En sortant, je découvre que ma voiture, mal garée, a été emmenée à la fourrière par cet insecte mécanique et ubiquiste : la dépanneuse. Garée à 11h20, enlevée à midi – bigre ! Ils sont rapides. Me voici donc en direction de la fourrière située près du périphérique, Porte Pouchet. C’est un autre monde, soudain, que celui ronronnant et courtois de la chaleureuse librairie. Non que les deux imposantes responsables, vêtues de noir, soient désagréables. Mais il y a quelque chose de violent dans le contraste entre ce que je viens de vivre, au «Divan», en signant mes livres tout en croquant quelques chouquettes judicieusement disposées par mon aimable libraire, et cet univers gris, froid, bruyant, impersonnel, où vous poussez des portes, des grilles, vous allez retrouver votre véhicule avec la dérisoire sensation que c’est un petit miracle («Elle est là ! Elle n’est pas abîmée ! Ma voiture !»), et vous vous délestez de 135 euros, empreint du sentiment du péché pardonné, d’une sorte d’absolution donnée par la guichetière aux bras musclés et au parler neutre.

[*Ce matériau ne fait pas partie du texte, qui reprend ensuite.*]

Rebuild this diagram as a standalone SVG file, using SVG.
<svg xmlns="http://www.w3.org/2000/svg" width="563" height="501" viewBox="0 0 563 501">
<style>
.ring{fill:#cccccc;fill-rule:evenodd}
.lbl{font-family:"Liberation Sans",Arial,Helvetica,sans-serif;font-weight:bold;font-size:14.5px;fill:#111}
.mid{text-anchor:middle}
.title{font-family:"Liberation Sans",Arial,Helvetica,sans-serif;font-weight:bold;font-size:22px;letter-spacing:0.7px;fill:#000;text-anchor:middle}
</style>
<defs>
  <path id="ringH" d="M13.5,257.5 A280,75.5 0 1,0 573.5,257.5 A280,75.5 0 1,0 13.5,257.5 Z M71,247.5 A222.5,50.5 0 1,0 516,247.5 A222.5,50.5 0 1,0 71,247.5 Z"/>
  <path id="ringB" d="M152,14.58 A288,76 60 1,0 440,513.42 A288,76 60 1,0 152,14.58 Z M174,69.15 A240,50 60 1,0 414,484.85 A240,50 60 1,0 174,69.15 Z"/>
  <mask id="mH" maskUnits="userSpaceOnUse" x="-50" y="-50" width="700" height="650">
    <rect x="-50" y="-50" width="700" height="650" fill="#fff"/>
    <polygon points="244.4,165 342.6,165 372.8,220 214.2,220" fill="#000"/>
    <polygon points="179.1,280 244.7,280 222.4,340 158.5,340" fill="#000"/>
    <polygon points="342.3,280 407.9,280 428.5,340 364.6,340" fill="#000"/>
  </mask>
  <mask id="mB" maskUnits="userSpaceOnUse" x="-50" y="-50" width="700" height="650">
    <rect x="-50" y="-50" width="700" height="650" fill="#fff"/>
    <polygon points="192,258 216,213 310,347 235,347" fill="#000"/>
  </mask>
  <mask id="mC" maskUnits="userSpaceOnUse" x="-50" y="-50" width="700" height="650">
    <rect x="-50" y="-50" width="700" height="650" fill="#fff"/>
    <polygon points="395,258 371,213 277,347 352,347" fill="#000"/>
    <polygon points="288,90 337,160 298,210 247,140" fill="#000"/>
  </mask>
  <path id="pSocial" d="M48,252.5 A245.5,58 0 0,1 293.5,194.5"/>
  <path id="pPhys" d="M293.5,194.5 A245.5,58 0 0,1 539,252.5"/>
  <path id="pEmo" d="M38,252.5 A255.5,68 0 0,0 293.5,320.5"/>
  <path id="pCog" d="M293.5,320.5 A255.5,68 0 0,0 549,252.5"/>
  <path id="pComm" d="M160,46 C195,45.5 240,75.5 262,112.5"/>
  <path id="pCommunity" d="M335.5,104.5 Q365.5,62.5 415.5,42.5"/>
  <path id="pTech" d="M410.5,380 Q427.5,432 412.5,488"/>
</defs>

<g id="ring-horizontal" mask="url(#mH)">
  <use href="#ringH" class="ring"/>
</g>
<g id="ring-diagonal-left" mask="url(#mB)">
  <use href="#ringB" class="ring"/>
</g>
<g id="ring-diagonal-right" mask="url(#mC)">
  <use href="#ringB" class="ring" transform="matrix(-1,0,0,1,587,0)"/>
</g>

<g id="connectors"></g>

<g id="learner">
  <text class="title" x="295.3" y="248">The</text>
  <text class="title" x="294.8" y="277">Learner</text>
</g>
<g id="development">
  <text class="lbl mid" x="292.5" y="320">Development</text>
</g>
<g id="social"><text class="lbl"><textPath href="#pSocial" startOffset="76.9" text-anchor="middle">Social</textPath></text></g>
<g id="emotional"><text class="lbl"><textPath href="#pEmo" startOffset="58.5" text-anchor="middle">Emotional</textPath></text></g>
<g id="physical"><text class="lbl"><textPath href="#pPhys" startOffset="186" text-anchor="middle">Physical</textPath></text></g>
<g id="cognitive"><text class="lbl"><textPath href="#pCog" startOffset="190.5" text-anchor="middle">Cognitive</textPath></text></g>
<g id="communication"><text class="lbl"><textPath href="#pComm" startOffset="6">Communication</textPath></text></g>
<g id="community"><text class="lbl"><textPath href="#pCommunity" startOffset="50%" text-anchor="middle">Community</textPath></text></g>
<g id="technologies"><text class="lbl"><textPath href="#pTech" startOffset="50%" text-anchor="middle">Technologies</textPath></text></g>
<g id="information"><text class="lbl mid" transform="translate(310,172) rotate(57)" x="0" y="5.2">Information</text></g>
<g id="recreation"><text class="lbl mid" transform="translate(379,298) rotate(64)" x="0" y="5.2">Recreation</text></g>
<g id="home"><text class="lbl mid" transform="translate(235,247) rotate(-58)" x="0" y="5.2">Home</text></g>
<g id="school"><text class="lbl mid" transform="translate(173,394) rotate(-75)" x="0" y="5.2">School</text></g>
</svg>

Vous savez que vous allez bien vite repartir vers les rues de Noël et les heures creuses d’un après-midi de repos – tandis que, à la fourrière, ces deux employées vont continuer de répondre aux appels : «Oui, votre numéro d’immatriculation ? Oui, elle est là.» Et vous ne leur en voulez aucunement. Vous avez commis une erreur – mal garé –, elles ne font qu’en être les censeurs objectifs et salariés.

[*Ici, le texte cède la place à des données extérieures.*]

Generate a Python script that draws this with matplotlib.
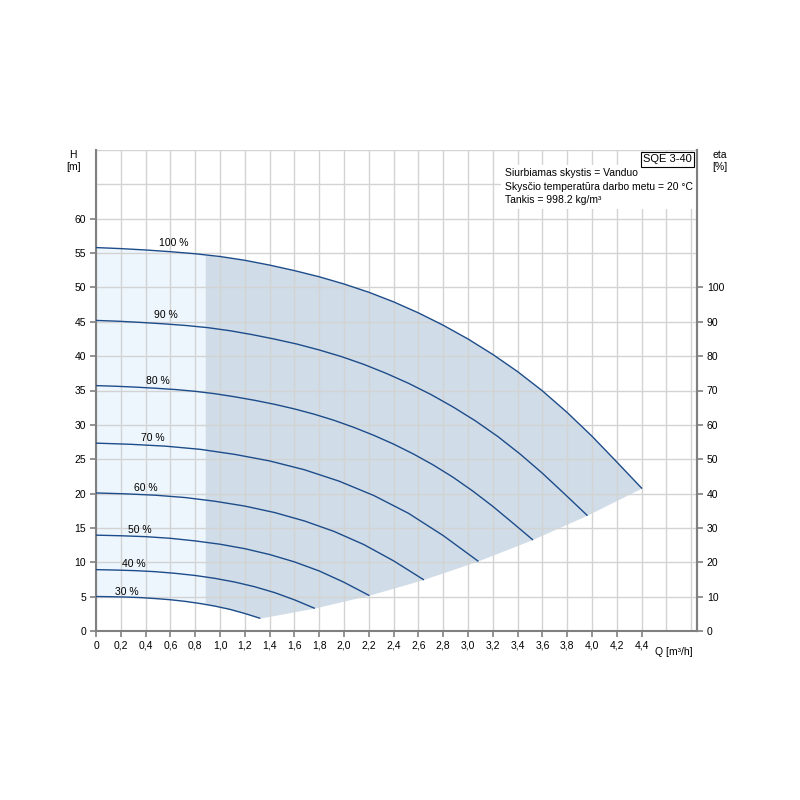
import numpy as np
import matplotlib.pyplot as plt
from matplotlib.ticker import FixedLocator

plt.rcParams['font.family'] = ['Liberation Sans', 'DejaVu Sans']
plt.rcParams['font.size'] = 7.5

# Kreivės (Q [m³/h], H [m]) skirtingiems greičiams
q100 = [0, 0.2, 0.4, 0.6, 0.8, 1.0, 1.2, 1.4, 1.6, 1.8, 2.0, 2.2, 2.4, 2.6, 2.8,
        3.0, 3.2, 3.4, 3.6, 3.8, 4.0, 4.2, 4.4]
h100 = [55.8, 55.65, 55.45, 55.2, 54.9, 54.5, 53.95, 53.25, 52.45, 51.55, 50.5, 49.3,
        47.9, 46.3, 44.5, 42.5, 40.25, 37.75, 34.95, 31.8, 28.35, 24.6, 20.8]
q90 = [0, 0.18, 0.36, 0.54, 0.72, 0.9, 1.08, 1.26, 1.44, 1.62, 1.8, 1.98, 2.16, 2.34,
       2.52, 2.7, 2.88, 3.06, 3.24, 3.42, 3.6, 3.78, 3.96]
h90 = [45.2, 45.08, 44.91, 44.71, 44.47, 44.15, 43.7, 43.13, 42.48, 41.76, 40.9, 39.93,
       38.8, 37.5, 36.05, 34.43, 32.6, 30.58, 28.31, 25.76, 22.96, 19.93, 16.85]
q80 = [0, 0.16, 0.32, 0.48, 0.64, 0.8, 0.96, 1.12, 1.28, 1.44, 1.6, 1.76, 1.92, 2.08,
       2.24, 2.4, 2.56, 2.72, 2.88, 3.04, 3.2, 3.36, 3.52]
h80 = [35.71, 35.62, 35.49, 35.33, 35.14, 34.88, 34.53, 34.08, 33.57, 32.99, 32.32,
       31.55, 30.66, 29.63, 28.48, 27.2, 25.76, 24.16, 22.37, 20.35, 18.14, 15.74, 13.31]
q70 = [0, 0.28, 0.56, 0.84, 1.12, 1.4, 1.68, 1.96, 2.24, 2.52, 2.8, 3.08]
h70 = [27.34, 27.17, 26.9, 26.44, 25.7, 24.75, 23.47, 21.81, 19.72, 17.13, 13.89, 10.19]
q60 = [0, 0.24, 0.48, 0.72, 0.96, 1.2, 1.44, 1.68, 1.92, 2.16, 2.4, 2.64]
h60 = [20.09, 19.96, 19.76, 19.42, 18.88, 18.18, 17.24, 16.02, 14.49, 12.58, 10.21, 7.49]
q50 = [0, 0.2, 0.4, 0.6, 0.8, 1.0, 1.2, 1.4, 1.6, 1.8, 2.0, 2.2]
h50 = [13.95, 13.86, 13.73, 13.49, 13.11, 12.63, 11.98, 11.13, 10.06, 8.74, 7.09, 5.2]
q40 = [0, 0.16, 0.32, 0.48, 0.64, 0.8, 0.96, 1.12, 1.28, 1.44, 1.6, 1.76]
h40 = [8.93, 8.87, 8.78, 8.63, 8.39, 8.08, 7.66, 7.12, 6.44, 5.59, 4.54, 3.33]
q30 = [0, 0.12, 0.24, 0.36, 0.48, 0.6, 0.72, 0.84, 0.96, 1.08, 1.2, 1.32]
h30 = [5.02, 4.99, 4.94, 4.86, 4.72, 4.55, 4.31, 4.0, 3.62, 3.15, 2.55, 1.87]

curves = [(q100, h100), (q90, h90), (q80, h80), (q70, h70),
          (q60, h60), (q50, h50), (q40, h40), (q30, h30)]
speed_labels = ["100 %", "90 %", "80 %", "70 %", "60 %", "50 %", "40 %", "30 %"]
label_q = [0.63, 0.56, 0.50, 0.46, 0.40, 0.355, 0.305, 0.25]
label_h = [56.5, 46.0, 36.4, 28.1, 20.8, 14.7, 9.8, 5.7]

# Kreivių galų linija (darbo srities riba)
end_q = [1.32, 1.76, 2.2, 2.64, 3.08, 3.52, 3.96, 4.4]
end_h = [1.87, 3.33, 5.2, 7.49, 10.19, 13.31, 16.85, 20.8]
q_split = 0.88

x_ticks = [0, 0.2, 0.4, 0.6, 0.8, 1.0, 1.2, 1.4, 1.6, 1.8, 2.0, 2.2, 2.4, 2.6, 2.8,
           3.0, 3.2, 3.4, 3.6, 3.8, 4.0, 4.2, 4.4]
y_ticks = [0, 5, 10, 15, 20, 25, 30, 35, 40, 45, 50, 55, 60]
eta_ticks = [0, 10, 20, 30, 40, 50, 60, 70, 80, 90, 100]

line_col = "#1d4c8a"
spine_col = "#808080"
grid_col = "#d3d3d3"

fig = plt.figure(figsize=(8, 8), dpi=100)
ax = fig.add_axes([0.12, 0.21125, 0.75125, 0.60125])

# Užpildytos sritys
qq = np.linspace(0, q_split, 100)
ax.fill_between(qq, np.interp(qq, q30, h30), np.interp(qq, q100, h100),
                color="#eef6fd", lw=0, zorder=1)
qq = np.linspace(q_split, 4.4, 400)
low = np.where(qq <= end_q[0], np.interp(qq, q30, h30), np.interp(qq, end_q, end_h))
ax.fill_between(qq, low, np.interp(qq, q100, h100), color="#d0dce8", lw=0, zorder=1)

for (q, h), lab, lq, lh in zip(curves, speed_labels, label_q, label_h):
    ax.plot(q, h, color=line_col, lw=1.0, zorder=3)
    ax.text(lq, lh, lab, ha="center", va="center", zorder=4)

ax.set_xlim(0, 4.847)
ax.set_ylim(0, 70)

ax.set_xticks(x_ticks)
ax.set_xticklabels(["0"] + [f"{v:.1f}".replace(".", ",") for v in x_ticks[1:]])
ax.xaxis.set_minor_locator(FixedLocator([4.6, 4.8]))
ax.set_yticks(y_ticks)
ax.yaxis.set_minor_locator(FixedLocator([65, 70]))
ax.grid(True, which="both", color=grid_col, lw=1.0, zorder=2)
ax.tick_params(which="major", length=4, width=1.2, color=spine_col, pad=3)
ax.tick_params(which="minor", length=0)

for s in ["left", "bottom", "right"]:
    ax.spines[s].set_color(spine_col)
    ax.spines[s].set_linewidth(1.5)
ax.spines["top"].set_visible(False)

ax2 = ax.twinx()
ax2.set_ylim(0, 140)
ax2.set_yticks(eta_ticks)
ax2.tick_params(length=4, width=1.2, color=spine_col, pad=3)
for s in ["left", "bottom", "top"]:
    ax2.spines[s].set_visible(False)
ax2.spines["right"].set_color(spine_col)
ax2.spines["right"].set_linewidth(1.5)

# Ašių pavadinimai
ax.text(4.51, -0.033, "Q [m³/h]", transform=ax.get_xaxis_transform(),
        ha="left", va="top")
fig.text(73 / 800, 1 - 155 / 800, "H", ha="center", va="center")
fig.text(74 / 800, 1 - 167 / 800, "[m]", ha="center", va="center")
fig.text(720 / 800, 1 - 155 / 800, "eta", ha="center", va="center")
fig.text(720 / 800, 1 - 167 / 800, "[%]", ha="center", va="center")

# Informacija
ax.text(0.991, 0.991, "SQE 3-40", transform=ax.transAxes, ha="right", va="top",
        fontsize=8, zorder=6,
        bbox=dict(boxstyle="square,pad=0.2", fc="white", ec="black", lw=0.8))
ax.text(0.68, 0.962,
        "Siurbiamas skystis = Vanduo\nSkysčio temperatūra darbo metu = 20 °C\nTankis = 998.2 kg/m³",
        transform=ax.transAxes, ha="left", va="top", linespacing=1.45, zorder=5,
        bbox=dict(boxstyle="square,pad=0.35", fc="white", ec="none"))

fig.savefig("out.png", dpi=100)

Le soir, nouveau rendez-vous à la télé, France 3 Ile-de-France, Porte de Vanves. Par précaution, j’ai pris des taxis. Le premier chauffeur était un Tunisien de 26 ans. L’autre, un Cambodgien de 60 ans, dont les deux enfants sont partis gagner leur vie à New York et en Australie. C’était un dimanche à Paris.